The thing that judges between these instincts and decides which should be encouraged cannot itself be either of them. Also, if the regulation of action in our mind was mere instinct, we would expect that the stronger instinct must win. But, in fact, we see the opposite: that in times when we are most conscious of the Moral Law, it tells us to behave in the side of the weakest impulse. Sometimes, we even convince ourselves or others to behave in a certain way by “waking up” an instinct through imagination, arousing our pity or courage, thus, clearly, the thing waking up the herd instinct (or another) cannot itself be the herd instinct. Brilliantly, Lewis gives the analogy of the instincts as piano keys, with the Moral Law the guide that tells us what keys we should play.

Some people will assert that the Moral Law is just a social convention, something we just learn from parents and teachers. We do, in fact, learn it from parents, teachers, friends, and books. But that, by itself, doesn’t make something a human invention or a social convention. We learn multiplication at school, and a kid growing up alone in a desert island would not know it, but that doesn’t mean that multiplication is something “made up” or that we could have made it differently if we wanted. There are some things we learn that are purely conventions (which side of the road we drive), but there are others such as mathematics which are real truths. The real question is to what class the Moral Law belongs.

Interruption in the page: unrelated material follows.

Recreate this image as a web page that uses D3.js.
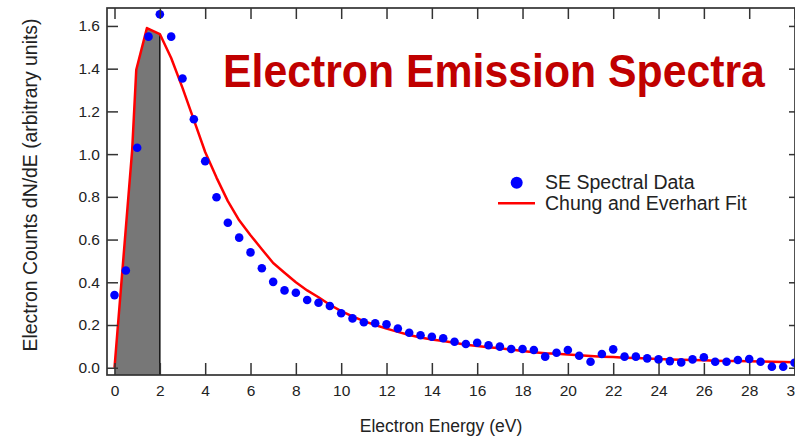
<!DOCTYPE html>
<html>
<head>
<meta charset="utf-8">
<script src="https://cdn.jsdelivr.net/npm/d3@7"></script>
<style>
  html, body { margin: 0; padding: 0; background: #fff; }
  svg { display: block; font-family: "Liberation Sans", Arial, sans-serif; }
</style>
</head>
<body>
<svg id="chart" width="795" height="437"></svg>
<script>
// Measured secondary-electron spectrum, sampled every 0.5 eV
const energies = [0,0.5,1,1.5,2,2.5,3,3.5,4,4.5,5,5.5,6,6.5,7,7.5,8,8.5,9,9.5,
  10,10.5,11,11.5,12,12.5,13,13.5,14,14.5,15,15.5,16,16.5,17,17.5,18,18.5,19,19.5,
  20,20.5,21,21.5,22,22.5,23,23.5,24,24.5,25,25.5,26,26.5,27,27.5,28,28.5,29,29.5,30];
const counts = [0.34,0.455,1.03,1.55,1.655,1.55,1.354,1.163,0.967,0.798,0.679,0.609,0.54,0.466,0.402,0.362,0.351,0.317,0.304,0.289,
  0.255,0.231,0.213,0.208,0.203,0.184,0.164,0.152,0.145,0.138,0.122,0.111,0.117,0.105,0.099,0.088,0.088,0.083,0.052,0.07,
  0.083,0.056,0.028,0.064,0.086,0.052,0.052,0.044,0.039,0.031,0.025,0.039,0.049,0.028,0.028,0.036,0.041,0.028,0.005,0.005,0.023];

// Chung and Everhart fit curve
const fitEnergies = [0,0.78,0.96,1.43,2,2.5,3,3.5,4,4.5,5,5.5,6,6.5,7,7.5,8,8.5,9,9.5,
  10,10.5,11,11.5,12,12.5,13,13.5,14,14.5,15,15.5,16,16.5,17,17.5,18,18.5,19,19.5,
  20,20.5,21,21.5,22,22.5,23,23.5,24,24.5,25,25.5,26,26.5,27,27.5,28,28.5,29,29.5,30];
const fitCounts = [0,1.02,1.395,1.59,1.562,1.45,1.31,1.16,1.01,0.89,0.78,0.69,0.62,0.555,0.49,0.445,0.40,0.362,0.33,0.295,
  0.265,0.24,0.218,0.2,0.183,0.168,0.153,0.142,0.132,0.125,0.117,0.108,0.102,0.096,0.091,0.085,0.078,0.073,0.068,0.065,
  0.062,0.058,0.055,0.052,0.05,0.047,0.045,0.043,0.041,0.039,0.037,0.036,0.035,0.033,0.032,0.031,0.03,0.029,0.028,0.027,0.026];

// Shaded band under the fit (low-energy region)
const shadeRange = [0, 2];

const xTicks = [0,2,4,6,8,10,12,14,16,18,20,22,24,26,28,30];
const yTicks = [0,0.2,0.4,0.6,0.8,1.0,1.2,1.4,1.6];

const titleText = "Electron Emission Spectra";
const xLabel = "Electron Energy (eV)";
const yLabel = "Electron Counts dN/dE (arbitrary units)";
const legendLabels = ["SE Spectral Data", "Chung and Everhart Fit"];

const svg = d3.select("#chart");
const L = 107, R = 795, T = 8, B = 375;

const x = d3.scaleLinear().domain([-0.331, 30.02]).range([L, R]);
const y = d3.scaleLinear().domain([-0.034, 1.684]).range([B, T]);

const fit = fitEnergies.map((e, i) => ({ e, v: fitCounts[i] }));
const pts = energies.map((e, i) => ({ e, v: counts[i] }));

svg.append("defs").append("clipPath").attr("id", "plotclip")
  .append("rect").attr("x", L).attr("y", T).attr("width", R - L).attr("height", B - T);

const plot = svg.append("g").attr("clip-path", "url(#plotclip)");

// grey shaded integral region 0-2 eV
const shade = fit.filter(d => d.e >= shadeRange[0] && d.e <= shadeRange[1]);
plot.append("path")
  .datum(shade)
  .attr("fill", "#777777")
  .attr("d", d3.area().x(d => x(d.e)).y0(B).y1(d => y(d.v)));
const endVal = shade[shade.length - 1].v;
plot.append("line")
  .attr("x1", x(shadeRange[1])).attr("x2", x(shadeRange[1]))
  .attr("y1", y(endVal)).attr("y2", B)
  .attr("stroke", "#111").attr("stroke-width", 1.5);

// fit line
plot.append("path")
  .datum(fit)
  .attr("fill", "none")
  .attr("stroke", "#ff0000")
  .attr("stroke-width", 2.5)
  .attr("stroke-linejoin", "round")
  .attr("d", d3.line().x(d => x(d.e)).y(d => y(d.v)));

// data markers
svg.append("g").selectAll("circle")
  .data(pts).join("circle")
  .attr("cx", d => x(d.e)).attr("cy", d => y(d.v))
  .attr("r", 4.3)
  .attr("fill", "#0000ff");

// axes: ticks point into the plot on all four sides
const axisColor = "#333";
function styleAxis(g) {
  g.select(".domain").remove();
  g.selectAll(".tick line").attr("stroke", axisColor).attr("stroke-width", 1.5);
  g.selectAll(".tick text").attr("fill", "#222").attr("font-size", "15.5px")
    .attr("font-family", "'Liberation Sans', Arial, sans-serif");
}
svg.append("g").attr("transform", `translate(0,${B})`)
  .call(d3.axisBottom(x).tickValues(xTicks).tickSize(-12).tickPadding(10).tickFormat(d3.format("d")))
  .call(styleAxis);
svg.append("g").attr("transform", `translate(0,${T})`)
  .call(d3.axisTop(x).tickValues(xTicks).tickSize(-11).tickFormat(""))
  .call(styleAxis);
svg.append("g").attr("transform", `translate(${L},0)`)
  .call(d3.axisLeft(y).tickValues(yTicks).tickSize(-11).tickPadding(7).tickFormat(d3.format(".1f")))
  .call(styleAxis);
svg.append("g").attr("transform", `translate(${R},0)`)
  .call(d3.axisRight(y).tickValues(yTicks).tickSize(-6).tickFormat(""))
  .call(styleAxis);

// frame
svg.append("rect")
  .attr("x", L).attr("y", T).attr("width", R - L).attr("height", B - T)
  .attr("fill", "none").attr("stroke", axisColor).attr("stroke-width", 1.7);

// title
svg.append("text")
  .attr("transform", "translate(223,87) scale(0.93,1)")
  .attr("font-size", "46px").attr("font-weight", "bold")
  .attr("fill", "#c00000")
  .text(titleText);

// axis labels
svg.append("text")
  .attr("x", 441).attr("y", 432)
  .attr("text-anchor", "middle")
  .attr("font-size", "17.5px").attr("fill", "#222")
  .text(xLabel);
svg.append("text")
  .attr("transform", "translate(36.5,185) rotate(-90)")
  .attr("text-anchor", "middle")
  .attr("font-size", "19.4px").attr("fill", "#222")
  .text(yLabel);

// legend
const lg = svg.append("g");
lg.append("circle").attr("cx", 516.7).attr("cy", 182.7).attr("r", 6).attr("fill", "#0000ff");
lg.append("line").attr("x1", 498).attr("x2", 535).attr("y1", 203.3).attr("y2", 203.3)
  .attr("stroke", "#ff0000").attr("stroke-width", 2.5);
lg.selectAll("text").data(legendLabels).join("text")
  .attr("x", 545).attr("y", (d, i) => 189 + i * 21)
  .attr("font-size", "19.5px").attr("fill", "#222")
  .text(d => d);
</script>
</body>
</html>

The universality of moral teachings - i.e. the fact that differences of moral ideas are not very great between societies, religions and times - is a great reason to think that the Moral Law belongs in the same class as a real truth. But the greatest reason is the existence of moral reasoning: the fact that we all do believe that some moralities are better than others.

“Progress means not just changing, but changing for the better. If no set of moral ideas were truer or better than any other, there would be no sense in preferring civilised morality to savage morality, or Christian morality to Nazi morality.”

“We do believe that some of the people who tried to change the moral ideas of their own age were what we would call Reformers or Pioneers—people who understood morality better than their neighbours did.”

The fact that we can compare different moral ideas and say that ones are better than the others, truer than the others, or that humans ought to behave similarly to this one rather than that one, it is implied an objective standard: a Real Morality that some ideas get closer to than others.

If there is no Real Morality, or if morality is just a matter of personal preference, there can’t be “moral progress” or “moral decay”. There can’t be any affirmation that Christian morality is better or truer than Nazi morality. By this logic, you would have to affirm that the only difference of behavior from Hitler’s and Madre Theresa of Calcuta’s is just different hobbies.

Hume’s Guillotine

Lewis doesn’t talk about this, but I think it is noteworthy. Hume’s Guillotine (or “is-ought problem”) is a well-known philosophical issue that states one cannot logically derive an “ought” from an “is”. That is, it is not possible to conclude what should be done solely from statements about how things are. The move from factual claims to moral claims requires justification, or else it commits a logical fallacy.

Example: “People lie all the time (is), therefore lying is acceptable (ought).”. This is a fallacy. Just because something happens regularly doesn’t mean it is morally acceptable.

Thus, to do proper moral reasoning, and not create fallacious statements, an objective standard of morality (what ought to be done) is needed to ground and justify all further moral claims.